Shipowners with a focus on servicing the offshore exploration and production industry face the same challenges of decarbonisation of their assets that the entire industry faces, but also the risk of their customer base either disappearing or being transfigured from producing gas and liquids to electrons or their carrier gases and liquids.


So it was interesting for me today to hear some of the key issues that are currently live in the offshore market.

I might summarise the panel’s advice as follows -


1. Stick close to your customers. Their business models will change in the coming decade. If you aren’t moving with them, then you will be left behind.


2. Don’t wait for the regulators. The commercial world is already swinging behind renewables under pressure from consumers and the big pension funds and institutions with their own ESG metrics and agendas.


3. Engage with your competitors. Shipping struggles to have a voice in part because of its preference for secrecy and corporate veils, in part because representation usually requires taxation, and in part because the very competitive nature of operating ships for profit means that paranoia is a pretty much a universal mind-set for ship owners. Still, enough industry associations and events exist in which ship owners can find fellowship and a common voice to be heard by the regulators, customers and end consumers.

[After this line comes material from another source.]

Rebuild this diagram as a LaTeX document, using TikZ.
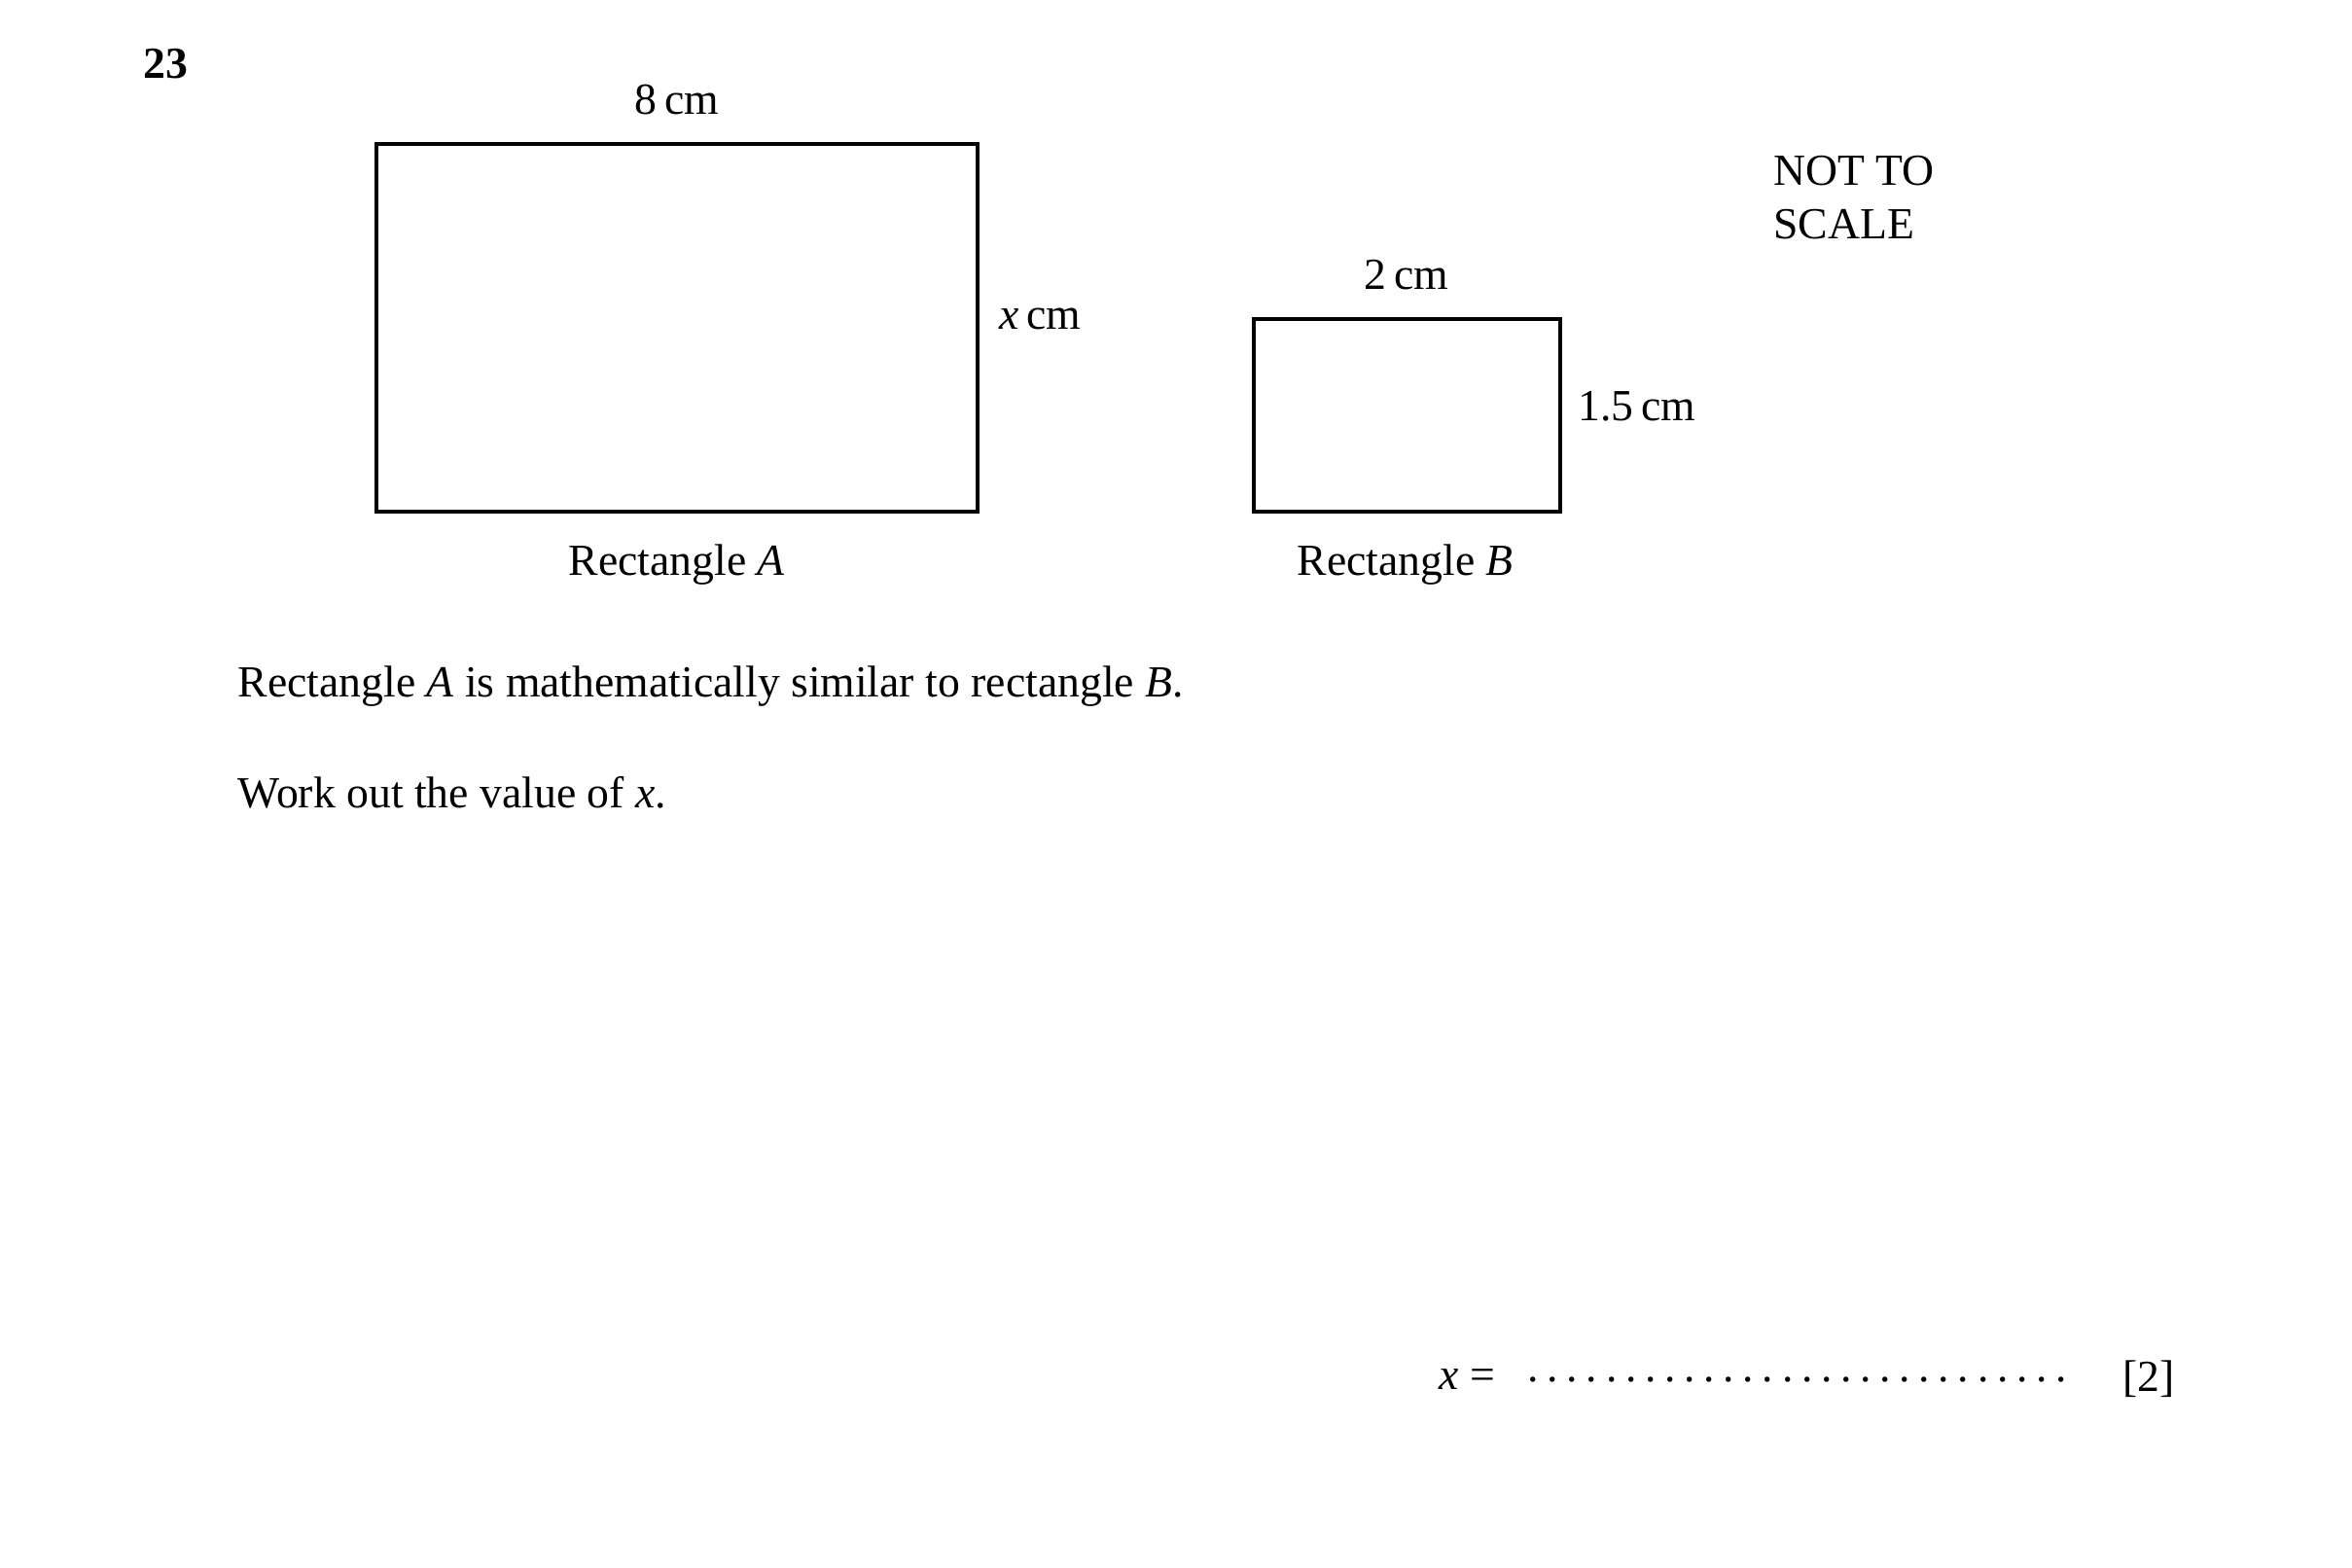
\documentclass[tikz,border=0pt]{standalone}
\usepackage{fontspec}
\setmainfont{Liberation Serif}
\usetikzlibrary{positioning}
\tikzstyle{rect} = [draw=black, line width=1.1pt, inner sep=0pt]
\tikzstyle{txt} = [inner sep=1pt, font=\fontsize{12.5}{15}\selectfont]

\begin{document}
\begin{tikzpicture}[x=0.015cm, y=-0.015cm]
\useasboundingbox (0,0) rectangle (1550,1033);

% Rectangles
\draw[rect] (248,95)  rectangle (644,337);
\coordinate (Atop) at (446,95);  \coordinate (Aright) at (644,210);
\draw[rect] (826,210) rectangle (1028,337);
\coordinate (Btop) at (927,210); \coordinate (Bright) at (1028,268);

% Labels
\node[txt, above = 7pt of Atop]            (la) {8\,cm};
\node[txt, right = 5pt of Aright]          (lx) {\textit{x}\,cm};
\node[txt, above = 7pt of Btop]            (lb) {2\,cm};
\node[txt, right = 4pt of Bright]          (lh) {1.5\,cm};
\node[txt] at (446,372)                    (na) {Rectangle \textit{A}};
\node[txt] at (926,372)                    (nb) {Rectangle \textit{B}};
\node[txt, anchor=north west, align=left] at (1166,100) (ns) {NOT TO\\SCALE};

% Question
\node[txt, font=\fontsize{12.5}{15}\selectfont\bfseries] at (109,42) (q) {23};
\node[txt, anchor=west] at (154,452) (s1) {Rectangle \textit{A} is mathematically similar to rectangle \textit{B}.};
\node[txt, anchor=west] at (154,522) (s2) {Work out the value of \textit{x}.};
\node[txt, anchor=east] at (988,909) (xe) {\textit{x} =};
\node[txt, anchor=west] at (995,909) (dots) {\makebox[5.6cm]{\dotfill}};
\node[txt, anchor=east] at (1436,909) (mk) {[2]};
\end{tikzpicture}
\end{document}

4. Expect corporatisation. The legal, regulatory, environmental and commercial barriers to entry and survival in ship owning are rising. As shipping’s customers get bigger, they like to deal with bigger suppliers. The container industry has led this trend. The oil tanker market is following. As huge investment in several new generations of cleaner ships will be required during the 21st century, only larger corporates with larger balance sheets and access to larger funds will be able to prosper.


5. Expect increasing oversight. Not only from port state control, class and other existing bodies, but also from investors, via financiers, charterers, and local stakeholders like ports and municipal authorities


6. Offshore energy production isn’t going away but it is going to change dramatically, with oil and gas production peaking then declining, to be replaced by offshore renewables - wind farms, but solar farms and combined wind / solar / wave Power-to-X platforms.


7. Expect operational changes. Offshore may change from being an industry focused on asset ownership and management to one based on service provision. The end users may not chare how their supply chains are fulfilled, as long as they are done so within the rules and regulations. A focus on technical management skills may have to be replaces with a focus on commercial skills. This applies to other sectors of the shipping industry too.


The energy transition is going to put the offshore shipping industry in a sack and shake it in the coming decade. But a new offshore shipping market will fall out - one based not on hydrocarbons but on renewables. It’s an exciting challenge for those brave enough and smart enough to engage with it.